Records for processing:
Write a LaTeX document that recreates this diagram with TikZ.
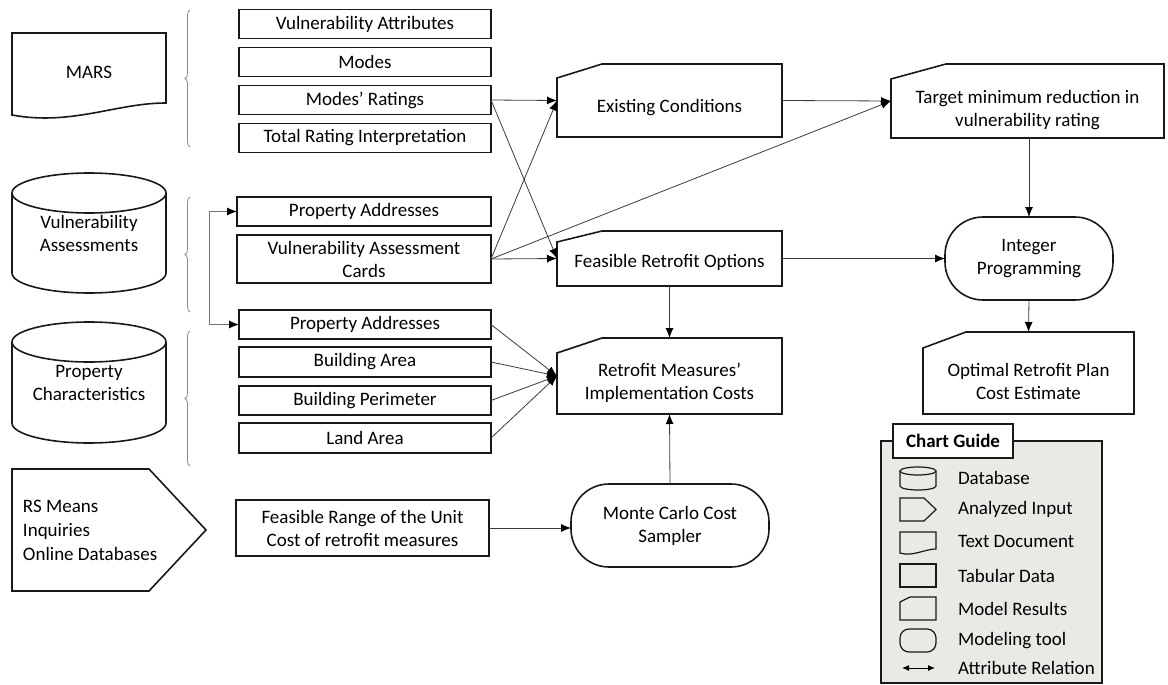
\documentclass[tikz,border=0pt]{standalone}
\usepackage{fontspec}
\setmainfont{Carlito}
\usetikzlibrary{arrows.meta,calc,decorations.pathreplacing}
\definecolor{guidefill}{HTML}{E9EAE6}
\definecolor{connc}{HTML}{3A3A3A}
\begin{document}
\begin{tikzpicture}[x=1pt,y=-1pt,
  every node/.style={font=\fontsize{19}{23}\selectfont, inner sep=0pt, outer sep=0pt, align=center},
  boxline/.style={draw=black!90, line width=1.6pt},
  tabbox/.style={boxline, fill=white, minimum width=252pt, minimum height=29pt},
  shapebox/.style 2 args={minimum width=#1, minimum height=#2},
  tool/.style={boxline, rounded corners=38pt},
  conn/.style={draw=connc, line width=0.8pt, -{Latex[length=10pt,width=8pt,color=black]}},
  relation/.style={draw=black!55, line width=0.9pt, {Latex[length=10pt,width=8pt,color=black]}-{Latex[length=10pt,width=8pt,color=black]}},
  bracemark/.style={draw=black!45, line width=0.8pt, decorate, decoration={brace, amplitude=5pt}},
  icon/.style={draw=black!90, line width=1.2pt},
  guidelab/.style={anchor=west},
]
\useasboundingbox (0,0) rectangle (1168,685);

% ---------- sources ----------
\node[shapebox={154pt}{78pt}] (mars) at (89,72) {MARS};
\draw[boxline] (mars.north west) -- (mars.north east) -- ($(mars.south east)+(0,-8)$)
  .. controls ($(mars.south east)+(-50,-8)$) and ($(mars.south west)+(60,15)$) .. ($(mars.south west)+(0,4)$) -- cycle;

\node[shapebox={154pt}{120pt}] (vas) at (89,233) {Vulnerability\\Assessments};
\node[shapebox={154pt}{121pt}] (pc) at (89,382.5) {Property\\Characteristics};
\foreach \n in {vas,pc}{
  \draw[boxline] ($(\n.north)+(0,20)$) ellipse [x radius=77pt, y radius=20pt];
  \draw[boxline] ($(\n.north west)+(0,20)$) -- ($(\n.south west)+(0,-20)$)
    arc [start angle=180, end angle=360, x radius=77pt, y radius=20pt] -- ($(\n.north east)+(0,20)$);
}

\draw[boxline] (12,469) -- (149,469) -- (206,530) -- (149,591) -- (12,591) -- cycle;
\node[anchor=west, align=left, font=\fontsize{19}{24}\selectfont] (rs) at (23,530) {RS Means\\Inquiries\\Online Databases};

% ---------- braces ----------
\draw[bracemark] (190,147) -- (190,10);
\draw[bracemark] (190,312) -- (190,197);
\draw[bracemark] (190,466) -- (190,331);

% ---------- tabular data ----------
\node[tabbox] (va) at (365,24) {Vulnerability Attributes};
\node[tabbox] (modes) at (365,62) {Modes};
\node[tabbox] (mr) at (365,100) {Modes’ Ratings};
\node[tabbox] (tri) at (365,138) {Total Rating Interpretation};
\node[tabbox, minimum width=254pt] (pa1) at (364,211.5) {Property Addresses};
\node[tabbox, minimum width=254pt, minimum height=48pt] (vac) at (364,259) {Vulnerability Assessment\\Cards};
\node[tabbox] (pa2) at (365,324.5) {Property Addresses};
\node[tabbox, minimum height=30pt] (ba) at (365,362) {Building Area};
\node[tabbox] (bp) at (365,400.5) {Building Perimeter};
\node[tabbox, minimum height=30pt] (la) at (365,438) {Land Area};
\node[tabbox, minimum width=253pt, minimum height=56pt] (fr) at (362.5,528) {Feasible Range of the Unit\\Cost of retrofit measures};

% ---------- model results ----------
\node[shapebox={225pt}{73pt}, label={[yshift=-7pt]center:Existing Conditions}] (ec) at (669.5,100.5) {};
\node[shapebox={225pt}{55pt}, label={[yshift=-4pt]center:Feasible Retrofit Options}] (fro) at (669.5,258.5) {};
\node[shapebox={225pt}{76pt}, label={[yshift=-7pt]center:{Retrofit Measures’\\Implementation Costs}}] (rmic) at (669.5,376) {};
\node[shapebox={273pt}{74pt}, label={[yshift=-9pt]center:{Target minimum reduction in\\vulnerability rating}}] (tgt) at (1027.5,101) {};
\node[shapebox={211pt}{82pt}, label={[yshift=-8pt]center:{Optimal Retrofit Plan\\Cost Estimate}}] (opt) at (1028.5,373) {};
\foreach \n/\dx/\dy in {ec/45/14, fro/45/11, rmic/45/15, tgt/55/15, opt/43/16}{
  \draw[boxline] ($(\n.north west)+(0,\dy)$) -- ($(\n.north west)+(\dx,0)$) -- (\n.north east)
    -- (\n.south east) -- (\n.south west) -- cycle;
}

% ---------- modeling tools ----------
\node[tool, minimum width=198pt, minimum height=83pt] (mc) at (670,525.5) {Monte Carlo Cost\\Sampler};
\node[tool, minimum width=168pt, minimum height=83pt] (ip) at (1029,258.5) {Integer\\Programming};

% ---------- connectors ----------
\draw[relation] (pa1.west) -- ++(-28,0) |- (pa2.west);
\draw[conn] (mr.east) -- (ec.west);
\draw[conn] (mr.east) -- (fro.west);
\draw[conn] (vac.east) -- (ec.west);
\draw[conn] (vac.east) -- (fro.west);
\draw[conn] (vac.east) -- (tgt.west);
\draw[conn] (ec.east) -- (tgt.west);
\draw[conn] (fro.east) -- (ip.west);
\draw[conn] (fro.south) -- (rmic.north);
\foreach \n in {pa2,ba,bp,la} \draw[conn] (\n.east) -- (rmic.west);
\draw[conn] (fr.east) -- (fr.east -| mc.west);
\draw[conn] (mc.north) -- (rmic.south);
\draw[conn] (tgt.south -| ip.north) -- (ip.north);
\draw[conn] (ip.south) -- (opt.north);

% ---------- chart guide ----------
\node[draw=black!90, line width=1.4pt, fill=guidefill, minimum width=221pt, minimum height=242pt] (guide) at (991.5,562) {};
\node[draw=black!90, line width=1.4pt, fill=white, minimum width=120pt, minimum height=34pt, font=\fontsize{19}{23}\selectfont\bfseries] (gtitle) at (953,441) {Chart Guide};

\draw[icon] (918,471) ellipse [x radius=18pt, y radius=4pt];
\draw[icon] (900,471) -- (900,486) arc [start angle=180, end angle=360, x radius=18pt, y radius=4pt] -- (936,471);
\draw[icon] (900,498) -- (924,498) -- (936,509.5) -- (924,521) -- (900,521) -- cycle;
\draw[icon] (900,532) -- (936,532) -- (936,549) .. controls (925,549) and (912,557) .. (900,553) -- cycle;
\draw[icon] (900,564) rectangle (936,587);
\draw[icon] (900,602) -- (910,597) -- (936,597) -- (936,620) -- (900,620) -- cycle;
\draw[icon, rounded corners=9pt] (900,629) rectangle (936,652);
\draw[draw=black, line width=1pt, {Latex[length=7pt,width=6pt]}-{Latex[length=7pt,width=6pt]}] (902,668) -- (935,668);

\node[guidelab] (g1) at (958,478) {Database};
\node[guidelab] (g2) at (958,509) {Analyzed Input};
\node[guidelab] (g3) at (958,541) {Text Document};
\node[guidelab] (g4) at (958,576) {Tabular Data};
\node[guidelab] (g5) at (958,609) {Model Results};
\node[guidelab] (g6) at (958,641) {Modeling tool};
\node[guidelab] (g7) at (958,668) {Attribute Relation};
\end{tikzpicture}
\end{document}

---

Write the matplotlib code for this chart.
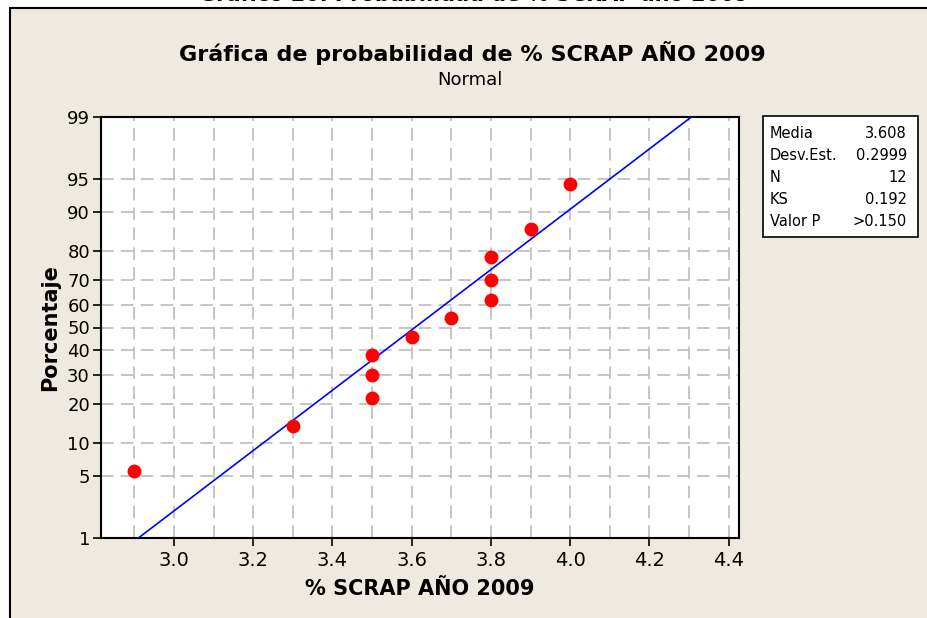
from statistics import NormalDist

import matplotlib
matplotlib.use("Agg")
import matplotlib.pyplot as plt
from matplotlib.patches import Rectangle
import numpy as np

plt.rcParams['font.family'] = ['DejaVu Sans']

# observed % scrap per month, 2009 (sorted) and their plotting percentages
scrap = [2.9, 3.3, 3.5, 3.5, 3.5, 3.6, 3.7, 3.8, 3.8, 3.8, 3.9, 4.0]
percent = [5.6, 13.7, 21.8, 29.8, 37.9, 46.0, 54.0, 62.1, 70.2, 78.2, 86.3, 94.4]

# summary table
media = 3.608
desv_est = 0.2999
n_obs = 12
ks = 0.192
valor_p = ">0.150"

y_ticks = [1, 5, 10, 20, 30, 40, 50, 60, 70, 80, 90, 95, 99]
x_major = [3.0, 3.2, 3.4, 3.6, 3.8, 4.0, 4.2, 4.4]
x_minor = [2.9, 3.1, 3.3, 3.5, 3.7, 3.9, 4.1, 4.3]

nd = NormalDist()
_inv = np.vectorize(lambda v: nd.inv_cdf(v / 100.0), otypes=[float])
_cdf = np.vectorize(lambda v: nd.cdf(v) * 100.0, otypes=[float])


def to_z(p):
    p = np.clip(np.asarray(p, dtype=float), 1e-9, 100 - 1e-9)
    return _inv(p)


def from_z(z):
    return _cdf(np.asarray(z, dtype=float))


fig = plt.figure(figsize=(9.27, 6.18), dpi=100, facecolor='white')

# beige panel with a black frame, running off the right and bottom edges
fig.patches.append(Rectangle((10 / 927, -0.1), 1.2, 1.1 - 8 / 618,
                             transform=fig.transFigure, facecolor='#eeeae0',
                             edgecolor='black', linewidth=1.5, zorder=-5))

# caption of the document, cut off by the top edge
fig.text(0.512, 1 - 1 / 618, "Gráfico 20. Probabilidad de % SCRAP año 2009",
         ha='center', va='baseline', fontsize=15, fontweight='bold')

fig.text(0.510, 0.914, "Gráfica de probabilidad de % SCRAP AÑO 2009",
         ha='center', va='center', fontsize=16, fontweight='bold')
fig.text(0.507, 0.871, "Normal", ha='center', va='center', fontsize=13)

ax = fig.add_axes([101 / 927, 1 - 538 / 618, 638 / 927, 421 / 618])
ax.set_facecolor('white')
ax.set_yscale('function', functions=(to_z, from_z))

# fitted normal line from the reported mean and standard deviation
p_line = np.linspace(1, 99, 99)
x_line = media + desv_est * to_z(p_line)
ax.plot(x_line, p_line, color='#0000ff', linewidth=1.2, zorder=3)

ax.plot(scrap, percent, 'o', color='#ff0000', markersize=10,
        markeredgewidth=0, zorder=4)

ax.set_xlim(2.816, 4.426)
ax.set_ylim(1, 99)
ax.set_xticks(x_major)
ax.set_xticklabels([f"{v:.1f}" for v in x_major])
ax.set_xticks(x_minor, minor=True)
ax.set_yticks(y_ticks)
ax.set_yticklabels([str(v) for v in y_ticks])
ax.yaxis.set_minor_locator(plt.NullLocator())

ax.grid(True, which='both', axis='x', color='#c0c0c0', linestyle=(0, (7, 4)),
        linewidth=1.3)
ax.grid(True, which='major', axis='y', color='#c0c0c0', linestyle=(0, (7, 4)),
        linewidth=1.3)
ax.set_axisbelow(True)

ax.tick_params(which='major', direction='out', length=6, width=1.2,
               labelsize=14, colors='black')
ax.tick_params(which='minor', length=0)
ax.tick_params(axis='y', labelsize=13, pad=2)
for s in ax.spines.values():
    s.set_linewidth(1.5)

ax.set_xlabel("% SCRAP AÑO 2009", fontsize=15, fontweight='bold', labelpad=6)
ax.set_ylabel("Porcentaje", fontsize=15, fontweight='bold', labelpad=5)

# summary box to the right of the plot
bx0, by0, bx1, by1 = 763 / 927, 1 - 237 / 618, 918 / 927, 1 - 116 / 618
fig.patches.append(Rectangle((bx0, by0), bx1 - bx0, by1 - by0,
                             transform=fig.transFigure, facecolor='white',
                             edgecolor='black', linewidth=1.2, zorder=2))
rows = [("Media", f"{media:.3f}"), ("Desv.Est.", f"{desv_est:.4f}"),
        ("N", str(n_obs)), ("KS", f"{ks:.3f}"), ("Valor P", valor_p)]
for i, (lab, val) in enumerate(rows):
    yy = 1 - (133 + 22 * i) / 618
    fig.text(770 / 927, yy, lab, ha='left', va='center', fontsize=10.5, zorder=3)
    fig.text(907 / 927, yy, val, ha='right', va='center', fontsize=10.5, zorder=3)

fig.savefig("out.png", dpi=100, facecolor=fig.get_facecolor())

Short exercise:
Keep the pictures out, and extract only the lines that begin at the one containing "Write the matplotlib code for this chart." and end at the one containing "x_minor = [2.9, 3.1, 3.3, 3.5, 3.7, 3.9, 4.1, 4.3]", inclusive.

Worked answer:
Write the matplotlib code for this chart.
from statistics import NormalDist

import matplotlib
matplotlib.use("Agg")
import matplotlib.pyplot as plt
from matplotlib.patches import Rectangle
import numpy as np

plt.rcParams['font.family'] = ['DejaVu Sans']

# observed % scrap per month, 2009 (sorted) and their plotting percentages
scrap = [2.9, 3.3, 3.5, 3.5, 3.5, 3.6, 3.7, 3.8, 3.8, 3.8, 3.9, 4.0]
percent = [5.6, 13.7, 21.8, 29.8, 37.9, 46.0, 54.0, 62.1, 70.2, 78.2, 86.3, 94.4]

# summary table
media = 3.608
desv_est = 0.2999
n_obs = 12
ks = 0.192
valor_p = ">0.150"

y_ticks = [1, 5, 10, 20, 30, 40, 50, 60, 70, 80, 90, 95, 99]
x_major = [3.0, 3.2, 3.4, 3.6, 3.8, 4.0, 4.2, 4.4]
x_minor = [2.9, 3.1, 3.3, 3.5, 3.7, 3.9, 4.1, 4.3]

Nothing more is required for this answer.